KEY POINTS

  • The Los Angeles Lakers will be in the NBA play-in against the Golden State Warriors
  • The Denver Nuggets and Los Angeles Clippers rested their stars on the last day of the regular season
  • Jared Dudley understands what the Nuggets and Clippers did but pointed out what they missed

The Los Angeles Lakers will enter uncharted waters on Tuesday, participating in the NBA's play-in tournament after a seventh-placed finish in the Western Conference regular season.

It will be a first-time experience for the defending champions, which shall have two chances to win to prevail and formally make the playoffs.

Elsewhere, teams like the Denver Nuggets and Los Angeles Clippers secured the third and fourth seeds, respectively, but they did so in a strange fashion that has caught the attention of Lakers forward Jared Dudley.

The Nuggets rested their starters and fell to the Portland Trail Blazers on Sunday, allowing Damian Lillard and company to take the sixth seed past the Lakers.

The Clippers, meanwhile, did not play Kawhi Leonard and Paul George in its back-to-back losses over the lowly Houston Rockets and Oklahoma City Thunder.

The Lakers' intra-city rivals shall meet the fifth-seeded Dallas Mavericks in the first round.

The veteran forward sounded off on the teams' surprising strategies in the tail-end of the regular season, per Silver Screen and Roll's Christian Rivas.

“I do think it was funny that you see a lot of teams, as you would say, managing these last couple of games to try and avoid us and stuff like that,” Dudley said, adding that the Lakers are "up" for whoever they end up facing in the first round.

The 6-foot-6 Dudley added that he felt other contenders in the West are worried about playing the defending champs early on.

“We’re the defending champs; they’ve got to worry about us. We’re getting healthy at the right time, and no one wants to see a healthy Lakers team," he stated.

Dudley did clarify he does not think of their losses as a way of "avoiding" the Lakers necessarily but as a "good strategy" done by teams wanting a deep postseason run.

“It’s smart by Denver. You don’t want to play the champs. Let’s just be honest.
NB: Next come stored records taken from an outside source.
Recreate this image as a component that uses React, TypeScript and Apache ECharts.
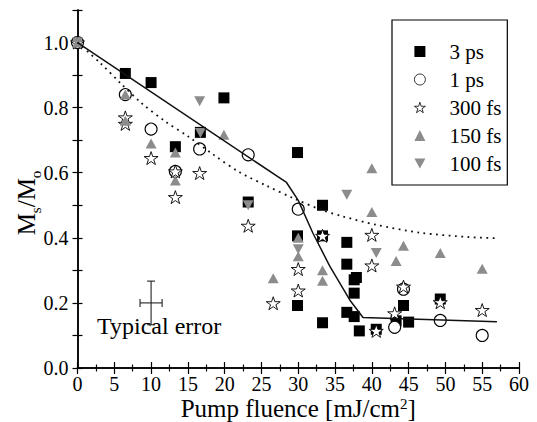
import React, { useEffect, useRef } from 'react';
import * as echarts from 'echarts';

const FONT = "'Liberation Serif', 'Times New Roman', serif";
const GRAY = '#8c8c8c';

const seriesNames = ['3 ps', '1 ps', '300 fs', '150 fs', '100 fs'];

const ps3: number[][] = [
  [6.5, 0.905], [10, 0.877], [13.3, 0.68], [16.7, 0.724], [19.9, 0.83], [23.2, 0.51],
  [29.9, 0.662], [29.9, 0.406], [29.9, 0.192], [33.3, 0.5], [33.3, 0.406], [33.3, 0.139],
  [36.6, 0.386], [36.6, 0.319], [36.6, 0.171], [37.6, 0.271], [37.9, 0.278], [37.6, 0.23],
  [37.6, 0.158], [38.3, 0.114], [40.6, 0.119], [43.3, 0.145], [44.3, 0.192], [45, 0.141],
  [49.3, 0.212],
];
const ps1: number[][] = [
  [0, 1.0], [6.5, 0.84], [10, 0.734], [13.3, 0.604], [16.6, 0.673], [23.2, 0.655],
  [30, 0.488], [43.1, 0.125], [44.3, 0.242], [49.3, 0.146], [55, 0.1],
];
const fs300: number[][] = [
  [0, 1.0], [6.5, 0.77], [6.5, 0.75], [10, 0.645], [13.3, 0.604], [13.3, 0.525],
  [16.6, 0.599], [23.2, 0.437], [26.6, 0.199], [30, 0.304], [30, 0.238], [33.3, 0.406],
  [40, 0.409], [40, 0.315], [40.6, 0.114], [43.1, 0.168], [44.3, 0.25], [49.3, 0.202],
  [55, 0.178],
];
const fs150: number[][] = [
  [0, 1.0], [6.5, 0.84], [6.5, 0.76], [10, 0.69], [13.3, 0.662], [13.3, 0.576],
  [19.9, 0.717], [26.6, 0.276], [30, 0.4], [30, 0.343], [33.3, 0.3], [33.3, 0.268],
  [40, 0.614], [40, 0.479], [43.3, 0.329], [44.3, 0.376], [49.3, 0.353], [55, 0.305],
];
const fs100: number[][] = [
  [0, 1.0], [16.6, 0.82], [16.7, 0.722], [23.2, 0.5], [30, 0.365], [36.6, 0.532], [40.6, 0.353],
];

const fitSolid: number[][] = [
  [0, 1.0], [28.4, 0.57], [30, 0.515], [32, 0.414], [34.3, 0.312], [37, 0.209],
  [38.8, 0.155], [57, 0.142],
];
const fitDotted: number[][] = [
  [0, 1.0], [3.1, 0.937], [5.8, 0.876], [8.7, 0.814], [11.9, 0.758], [15, 0.712],
  [18.5, 0.655], [22, 0.602], [25.7, 0.56], [29.3, 0.522], [32.9, 0.488], [36, 0.466],
  [40.6, 0.44], [46.5, 0.416], [53.3, 0.402], [57, 0.399],
];

// [x, y, xErr, yErr]
const errorBar: number[][] = [[10, 0.2, 1.5, 0.067]];

const STAR =
  'path://M100,0 L122.45,69.1 L195.1,69.1 L136.3,111.8 L158.8,180.9 L100,138.2 L41.2,180.9 L63.7,111.8 L4.9,69.1 L77.55,69.1 Z';
const DOWN_TRI = 'path://M0,0 L100,0 L50,90 Z';

export default function App() {
  const ref = useRef<HTMLDivElement>(null);
  useEffect(() => {
    document.body.style.margin = '0';
    const chart = echarts.init(ref.current!, null, { renderer: 'svg' });
    const axisLine = { show: true, lineStyle: { color: '#000', width: 1.5 } };
    const xCommon = {
      type: 'value',
      min: 0,
      max: 60,
      interval: 5,
      axisLine,
      splitLine: { show: false },
      axisTick: { show: true, inside: true, length: 6, lineStyle: { color: '#000', width: 1.2 } },
      minorTick: { show: true, splitNumber: 2, length: 3.5, lineStyle: { color: '#000', width: 1.2 } },
      minorSplitLine: { show: false },
    };
    const yCommon = {
      type: 'value',
      min: 0,
      max: 1.1,
      interval: 0.1,
      axisLine,
      splitLine: { show: false },
      axisTick: { show: true, inside: true, length: 5, lineStyle: { color: '#000', width: 1.2 } },
    };
    const scatterBase = { type: 'scatter', xAxisIndex: 0, yAxisIndex: 0 };
    chart.setOption({
      animation: false,
      grid: { left: 77.5, right: 18, top: 10, bottom: 54, outerBoundsMode: 'none' },
      xAxis: [
        {
          ...xCommon,
          position: 'bottom',
          axisLabel: { color: '#000', fontFamily: FONT, fontSize: 20, lineHeight: 16, margin: 8 },
          name: 'Pump fluence [mJ/cm{sup|2}]',
          nameLocation: 'middle',
          nameGap: 28,
          nameMoveOverlap: false,
          nameTextStyle: {
            color: '#000',
            fontFamily: FONT,
            fontSize: 25,
            lineHeight: 25,
            rich: { sup: { fontSize: 15, fontFamily: FONT, color: '#000', verticalAlign: 'top', lineHeight: 19 } },
          },
        },
        { ...xCommon, position: 'top', axisLabel: { show: false } },
      ],
      yAxis: [
        {
          ...yCommon,
          position: 'left',
          axisLabel: {
            color: '#000',
            fontFamily: FONT,
            fontSize: 20,
            margin: 9,
            formatter: (v: number) => {
              const k = Math.round(v * 10);
              return k % 2 === 0 && k <= 10 ? v.toFixed(1) : '';
            },
          },
        },
        { ...yCommon, position: 'right', axisLabel: { show: false } },
      ],
      legend: {
        data: seriesNames,
        orient: 'vertical',
        left: 392,
        top: 20,
        padding: [21, 6, 11, 22],
        itemGap: 7,
        itemWidth: 11,
        itemHeight: 11,
        borderColor: '#000',
        borderWidth: 1.2,
        backgroundColor: '#fff',
        itemStyle: { borderWidth: 0.8 },
        textStyle: { color: '#000', fontFamily: FONT, fontSize: 21, lineHeight: 20, padding: [0, 0, 0, 19] },
      },
      graphic: [
        {
          type: 'text',
          x: 26,
          y: 203,
          rotation: Math.PI / 2,
          style: {
            text: 'M{sub|s}/M{sub|o}',
            fontFamily: FONT,
            fontSize: 25,
            lineHeight: 30,
            fill: '#000',
            align: 'center',
            verticalAlign: 'middle',
            rich: { sub: { fontSize: 15, fontFamily: FONT, fill: '#000', verticalAlign: 'bottom', lineHeight: 34 } },
          },
        },
        {
          type: 'text',
          x: 97,
          y: 314,
          style: { text: 'Typical error', fontFamily: FONT, fontSize: 24, fill: '#000', verticalAlign: 'top' },
        },
      ],
      series: [
        {
          ...scatterBase,
          name: '3 ps',
          data: ps3,
          symbol: 'rect',
          symbolSize: 11,
          itemStyle: { color: '#000', opacity: 1 },
        },
        {
          ...scatterBase,
          name: '1 ps',
          data: ps1,
          symbol: 'circle',
          symbolSize: 12,
          itemStyle: { color: '#fff', borderColor: '#000', borderWidth: 1.1, opacity: 1 },
        },
        {
          ...scatterBase,
          name: '300 fs',
          data: fs300,
          symbol: STAR,
          symbolSize: [14, 13],
          itemStyle: { color: '#fff', borderColor: '#000', borderWidth: 0.9, opacity: 1 },
        },
        {
          ...scatterBase,
          name: '150 fs',
          data: fs150,
          symbol: 'triangle',
          symbolSize: [11, 10],
          itemStyle: { color: GRAY, opacity: 1 },
        },
        {
          ...scatterBase,
          name: '100 fs',
          data: fs100,
          symbol: DOWN_TRI,
          symbolSize: [11, 10],
          itemStyle: { color: GRAY, opacity: 1 },
        },
        {
          type: 'line',
          name: 'fit solid',
          data: fitSolid,
          symbol: 'none',
          z: 3,
          lineStyle: { color: '#111', width: 1.5 },
        },
        {
          type: 'line',
          name: 'fit dotted',
          data: fitDotted,
          symbol: 'none',
          smooth: 0.3,
          z: 3,
          lineStyle: { color: '#111', width: 1.8, type: [1.8, 4.5] },
        },
        {
          type: 'custom',
          name: 'error',
          data: errorBar,
          renderItem: (_p: any, api: any) => {
            const x = api.value(0);
            const y = api.value(1);
            const dx = api.value(2);
            const dy = api.value(3);
            const l = api.coord([x - dx, y]);
            const r = api.coord([x + dx, y]);
            const t = api.coord([x, y + dy]);
            const b = api.coord([x, y - dy]);
            const cap = 4;
            const style = { stroke: '#222', lineWidth: 1.1 };
            const mk = (x1: number, y1: number, x2: number, y2: number) => ({
              type: 'line',
              shape: { x1, y1, x2, y2 },
              style,
            });
            return {
              type: 'group',
              children: [
                mk(l[0], l[1], r[0], r[1]),
                mk(t[0], t[1], b[0], b[1]),
                mk(l[0], l[1] - cap, l[0], l[1] + cap),
                mk(r[0], r[1] - cap, r[0], r[1] + cap),
                mk(t[0] - cap, t[1], t[0] + cap, t[1]),
                mk(b[0] - cap, b[1], b[0] + cap, b[1]),
              ],
            };
          },
        },
      ],
    });
    return () => chart.dispose();
  }, []);
  return <div ref={ref} style={{ width: 537, height: 422 }} />;
}
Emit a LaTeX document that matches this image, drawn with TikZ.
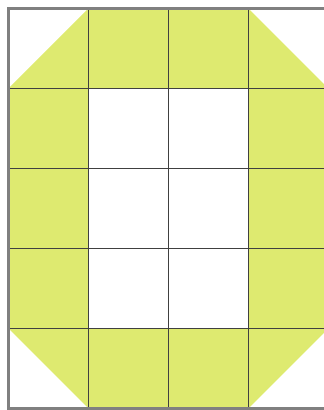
\documentclass[tikz,border=0pt]{standalone}
\usepackage{tikz}
\definecolor{limefill}{RGB}{222,234,112}
\begin{document}
\begin{tikzpicture}[x=1cm,y=1cm]
                \useasboundingbox (-0.106,-0.019) rectangle (3.944,5.106);
                % Yellow ring with cut corners
                \fill[limefill, even odd rule] (0,1) -- (1,0) -- (3,0) -- (4,1) -- (4,4) -- (3,5) -- (1,5) -- (0,4) -- cycle
                    (1,1) rectangle (3,4);
                
                % Grid lines
                \foreach \x in {1,2,3}
                    \draw[black!75, line width=0.6pt] (\x,0) -- (\x,5);
                \foreach \y in {1,2,3,4}
                    \draw[black!75, line width=0.6pt] (0,\y) -- (4,\y);
                \draw[black!50, line width=0.8pt] (4,0) -- (0,0) -- (0,5) -- (4,5);
            \end{tikzpicture}
\end{document}
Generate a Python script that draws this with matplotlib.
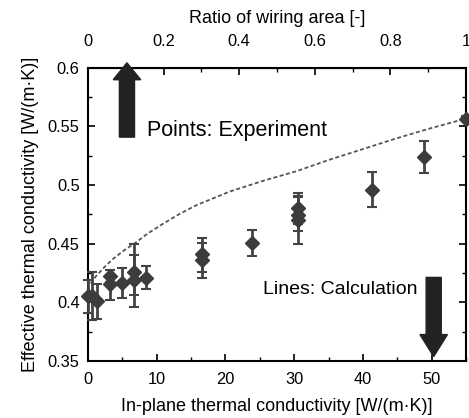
import numpy as np
import matplotlib
matplotlib.use("Agg")
import matplotlib.pyplot as plt
from matplotlib.ticker import MultipleLocator

plt.rcParams['font.family'] = ['Liberation Sans', 'DejaVu Sans']

# experiment (points)
k_exp = [0, 0.6, 1.3, 3.2, 3.2, 5.0, 6.7, 6.7, 8.4, 16.6, 16.6, 23.8,
         30.5, 30.5, 30.5, 41.3, 48.9, 55.0]
keff_exp = [0.405, 0.405, 0.401, 0.4226, 0.4155, 0.4167, 0.426, 0.419, 0.4203,
            0.4412, 0.4358, 0.4506, 0.480, 0.4746, 0.4703, 0.4958, 0.524, 0.5565]
err_lo = [0.014, 0.020, 0.015, 0.005, 0.0138, 0.0127, 0.020, 0.0227, 0.0093,
          0.0155, 0.0148, 0.0113, 0.013, 0.0141, 0.0203, 0.0147, 0.0136, 0.002]
err_hi = [0.014, 0.021, 0.015, 0.005, 0.012, 0.0127, 0.0237, 0.021, 0.0105,
          0.0136, 0.0148, 0.0113, 0.013, 0.0150, 0.0203, 0.015, 0.0133, 0.002]

# calculation (line)
k_calc = [0.4, 1.2, 2.4, 3.65, 5.2, 6.8, 8.8, 11.0, 13.4, 15.8, 20.7, 25.5,
          30.4, 35.0, 40.0, 44.8, 49.7, 55.0]
keff_calc = [0.416, 0.4225, 0.430, 0.437, 0.444, 0.4503, 0.459, 0.4672, 0.4755,
             0.4828, 0.4945, 0.5035, 0.5118, 0.5212, 0.5305, 0.5395, 0.548, 0.5565]

k_max = 55.0

fig = plt.figure(figsize=(4.69, 4.18), dpi=100)
ax = fig.add_axes([0.1876, 0.1364, 0.8060, 0.7021])

ax.plot(k_calc, keff_calc, ls=(0, (2.2, 1.4)), color='#555555', lw=1.3)
ax.errorbar(k_exp, keff_exp, yerr=[err_lo, err_hi], fmt='D', color='#3c3c3c',
            ms=7, ecolor='#444444', elinewidth=2, capsize=3.5, capthick=1.5,
            clip_on=False, zorder=3)

ax.set_xlim(0, k_max)
ax.set_ylim(0.35, 0.6)
ax.xaxis.set_major_locator(MultipleLocator(10))
ax.xaxis.set_minor_locator(MultipleLocator(5))
ax.yaxis.set_minor_locator(MultipleLocator(0.025))
ax.set_yticks([0.35, 0.4, 0.45, 0.5, 0.55, 0.6])
ax.set_yticklabels(['0.35', '0.4', '0.45', '0.5', '0.55', '0.6'])
ax.tick_params(which='both', direction='in', right=True, top=False, labelsize=11.8)
ax.tick_params(which='major', length=5, width=1.2)
ax.tick_params(which='minor', length=3, width=1.0)
ax.tick_params(axis='x', pad=8)
ax.tick_params(axis='y', pad=6)
for s in ax.spines.values():
    s.set_linewidth(1.5)

ax.set_xlabel('In-plane thermal conductivity [W/(m·K)]', fontsize=13, labelpad=8)
ax.set_ylabel('Effective thermal conductivity [W/(m·K)]', fontsize=13, labelpad=6)

top = ax.secondary_xaxis('top', functions=(lambda k: k / k_max, lambda r: r * k_max))
top.xaxis.set_minor_locator(MultipleLocator(0.1))
top.set_xticks([0, 0.2, 0.4, 0.6, 0.8, 1.0])
top.set_xticklabels(['0', '0.2', '0.4', '0.6', '0.8', '1'])
top.tick_params(which='both', direction='in', labelsize=11.8, pad=13)
top.tick_params(which='major', length=5, width=1.2)
top.tick_params(which='minor', length=3, width=1.0)
top.set_xlabel('Ratio of wiring area [-]', fontsize=13, labelpad=8)

# arrows
ax.arrow(5.67, 0.5407, 0, 0.0633, width=2.2, head_width=4.0, head_length=0.0144,
         length_includes_head=True, color='#222222', clip_on=False, zorder=4)
ax.arrow(50.3, 0.4212, 0, -0.0674, width=2.2, head_width=4.0, head_length=0.0187,
         length_includes_head=True, color='#222222', clip_on=False, zorder=4)

ax.text(8.6, 0.5466, 'Points: Experiment', fontsize=15.5, va='center', ha='left')
ax.text(25.5, 0.411, 'Lines: Calculation', fontsize=14, va='center', ha='left')

fig.savefig('out.png', dpi=100)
It’s not avoiding: you want to wait and play the best teams later on, give yourself the best possible chance," he explained.

Should the Lakers beat the Golden State Warriors in their seven-vs-eight play-in match-up, they will take the seventh seed and open a first-round series against Chris Paul and the Phoenix Suns.

If the Lakers lose, they have to beat the winner of the Memphis Grizzlies-San Antonio Spurs duel to take the last ticket to the playoffs and meet the Utah Jazz.

The earliest the Nuggets and Clippers could potentially play the Lakers would be in the conference semi-finals.

While the strategies by the Nuggets and Clippers were deemed well-thought of, Dudley had an interesting insight that points out a factor the teams might have overlooked.

“If I was one of those teams, I’d actually want to play us early. I’d want to play when LeBron James is coming off of an ankle injury and they’re trying to find their chemistry," Dudley shared.

"Do you think we’re going to be better later or better now? The more chemistry, the more games, the stronger we get. We’re not going to get worse later on, so if I was a team, I’d want to play us right away, but that’s the way I think.”

James, Anthony Davis and Dennis Schroder have not yet played together for a month, and the Lakers are still working to be the best cohesive unit.

Eventually, only time will tell whether Denver and the Clippers' tactics pay off in the end.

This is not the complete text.